The United States Court of Appeals for the Third Circuit “has held that authentication under the Federal Rules of Evidence requires only a ‘foundation from which a fact-finder could legitimately infer that the evidence is what its proponent claims it to be.’” Bouriez v. Carnegie Mellon Univ., 2005 WL 2106582, at *5 (W.D. Pa. Aug. 26, 2005) (quoting In re Japanese Electronic Prods. Antitrust Litig., 723 F.2d 238, 285 (3d Cir.1983), rev’d on other grounds, 475 U.S. 574 (1986)) (internal quotation marks omitted). See also Fed. R. Evid. 901(a). “Further, the Federal Rules of Evidence allow authentication by unlimited means, including testimony of witness with knowledge, or based upon distinctive characteristics such as ‘appearance, contents, substance, internal patterns, or other distinctive characteristics, taken in conjunction with circumstances.’” Bouriez, 2005 WL 2106582, at *5 (quoting Fed. R. Evid. 901(b)). Pursuant to Rule 12(b)(2), a defendant may also move to dismiss a claim for lack of personal jurisdiction. Fed. R. Civ. P. 12(b)(2). Once a defendant has raised a lack of jurisdiction

defense, the burden shifts to the plaintiff to present a prima facie case establishing jurisdiction over the non-resident defendant in the forum. Pinker v. Roche Holdings Ltd., 292 F.3d 361, 368 (3d Cir. 2002); see also Miller Yacht Sales, Inc., v. Smith, 384 F.3d 93, 97 (3d Cir. 2004) (“[W]hen the court does not hold an evidentiary hearing on the motion to dismiss, the plaintiff need only establish a prima facie case of personal jurisdiction . . . .”). The plaintiff has the burden to show, with reasonable particularity, enough contact between the defendant and the forum state to support the exercise of personal jurisdiction by the forum state. See Mellon Bank v. Farino, 960 F.2d 1217, 1223 (3d Cir. 1992) (internal citations omitted); see also Action Mfg. Co. v. Simon Wrecking Co., 375 F. Supp. 2d 411, 418 (E.D. Pa. 2005) (“In order to establish a prima facie case, the plaintiff must present specific facts that would allow the court to exercise jurisdiction over the defendant.”).
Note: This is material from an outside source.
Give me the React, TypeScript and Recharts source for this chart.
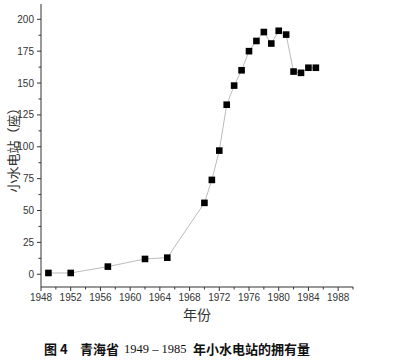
import { Line, LineChart, XAxis, YAxis } from "recharts";

const years = [
  1949, 1952, 1957, 1962, 1965, 1970, 1971, 1972, 1973, 1974, 1975,
  1976, 1977, 1978, 1979, 1980, 1981, 1982, 1983, 1984, 1985,
];
const stations = [
  1, 1, 6, 12, 13, 56, 74, 97, 133, 148, 160,
  175, 183, 190, 181, 191, 188, 159, 158, 162, 162,
];

const xMajorTicks = [1948, 1952, 1956, 1960, 1964, 1968, 1972, 1976, 1980, 1984, 1988];
const xMinorTicks = [1950, 1954, 1958, 1962, 1966, 1970, 1974, 1978, 1982, 1986, 1990];
const yMajorTicks = [0, 25, 50, 75, 100, 125, 150, 175, 200];
const yMinorTicks = [12.5, 37.5, 62.5, 87.5, 112.5, 137.5, 162.5, 187.5];

const data = years.map((year, i) => ({ year, count: stations[i] }));

const TICK_SIZE = 4;
const TICK_MARGIN = 3;
const AXIS_COLOR = "#333";
const TICK_FONT = "'Liberation Sans', Arial, sans-serif";
const CJK_FONT = "'Noto Sans CJK SC', sans-serif";

function XTick({ x, y, payload }: any) {
  const axisY = y - TICK_SIZE - TICK_MARGIN;
  const major = xMajorTicks.includes(payload.value);
  return (
    <g>
      <line x1={x} x2={x} y1={axisY} y2={axisY + (major ? 4 : 2.5)} stroke={AXIS_COLOR} />
      {major && (
        <text x={x} y={y} dy="0.71em" textAnchor="middle" fontSize={10} fontFamily={TICK_FONT} fill={AXIS_COLOR}>
          {payload.value}
        </text>
      )}
    </g>
  );
}

function YTick({ x, y, payload }: any) {
  const axisX = x + TICK_SIZE + TICK_MARGIN;
  const major = yMajorTicks.includes(payload.value);
  return (
    <g>
      <line x1={axisX} x2={axisX - (major ? 4 : 2.5)} y1={y} y2={y} stroke={AXIS_COLOR} />
      {major && (
        <text x={x} y={y} dy="0.355em" textAnchor="end" fontSize={10} fontFamily={TICK_FONT} fill={AXIS_COLOR}>
          {payload.value}
        </text>
      )}
    </g>
  );
}

function SquareDot({ cx, cy }: any) {
  if (cx == null || cy == null) return null;
  return <rect x={cx - 3.3} y={cy - 3.3} width={6.6} height={6.6} fill="#000" />;
}

export default function App() {
  return (
    <div style={{ position: "absolute", left: 0, top: 0, width: 394, height: 361, background: "#fff" }}>
      <LineChart width={394} height={361} data={data} margin={{ top: 4, right: 41, bottom: 54, left: 0 }}>
        <XAxis
          type="number"
          dataKey="year"
          domain={[1948, 1990]}
          ticks={[...xMajorTicks, ...xMinorTicks].sort((a, b) => a - b)}
          interval={0}
          tick={<XTick />}
          tickLine={false}
          tickSize={TICK_SIZE}
          tickMargin={TICK_MARGIN}
          axisLine={{ stroke: AXIS_COLOR }}
          height={20}
        />
        <YAxis
          type="number"
          domain={[-10, 212]}
          ticks={[...yMajorTicks, ...yMinorTicks].sort((a, b) => a - b)}
          interval={0}
          tick={<YTick />}
          tickLine={false}
          tickSize={TICK_SIZE}
          tickMargin={TICK_MARGIN}
          axisLine={{ stroke: AXIS_COLOR }}
          width={41}
        />
        <Line
          type="linear"
          dataKey="count"
          stroke="#aaa"
          strokeWidth={0.8}
          dot={<SquareDot />}
          activeDot={false}
          isAnimationActive={false}
        />
      </LineChart>
      <div
        style={{
          position: "absolute",
          left: 12,
          top: 147,
          transform: "translate(-50%, -50%) rotate(-90deg)",
          whiteSpace: "nowrap",
          fontFamily: CJK_FONT,
          fontSize: 13,
          color: "#333",
        }}
      >
        小水电站（座）
      </div>
      <div
        style={{
          position: "absolute",
          left: 197,
          top: 314,
          transform: "translate(-50%, -50%)",
          fontFamily: CJK_FONT,
          fontSize: 14,
          color: "#333",
        }}
      >
        年份
      </div>
      <div style={{ position: "absolute", left: 0, top: 341, width: 394, height: 16, fontSize: 13, color: "#111", lineHeight: "16px", whiteSpace: "nowrap" }}>
        <span style={{ position: "absolute", left: 44, fontFamily: CJK_FONT, fontWeight: 700 }}>图 4</span>
        <span style={{ position: "absolute", left: 80, fontFamily: CJK_FONT, fontWeight: 700 }}>青海省</span>
        <span style={{ position: "absolute", left: 124, fontFamily: "'Liberation Serif', serif", fontSize: 12.5 }}>1949 – 1985</span>
        <span style={{ position: "absolute", left: 193, fontFamily: CJK_FONT, fontWeight: 700 }}>年小水电站的拥有量</span>
      </div>
    </div>
  );
}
This Court is aware that Plaintiff is proceeding pro se. When considering a motion to dismiss, this Court will accept the facts alleged in the pro se complaint, as true, draw all reasonable inferences in the plaintiff’s favor, and ask only whether the complaint, liberally construed, contains facts sufficient to state a plausible claim. Shorter v. United States, 12 F.4th 366, 374 (3d Cir. 2021) abrogation on other grounds recognized by Fisher v. Hollingsworth, 115 F.4th 197 (3d Cir. 2024). However, conclusory allegations do not suffice. Iqbal, 556 U.S. at 678. As Plaintiff is proceeding pro se, his allegations are construed liberally. Vogt v. Wetzel, 8 F.4th 182, 185 (3d Cir. 2021) (citing Mala v. Crown Bay Marina, Inc., 704 F.3d 239, 244-45 (3d Cir. 2013)). “This means we remain flexible, especially ‘when dealing with imprisoned pro se litigants[.]’” Id. (quoting Mala, 704 F. 3d at 244). The Court will “apply the relevant legal principle even when the complaint has failed to name it.” Id.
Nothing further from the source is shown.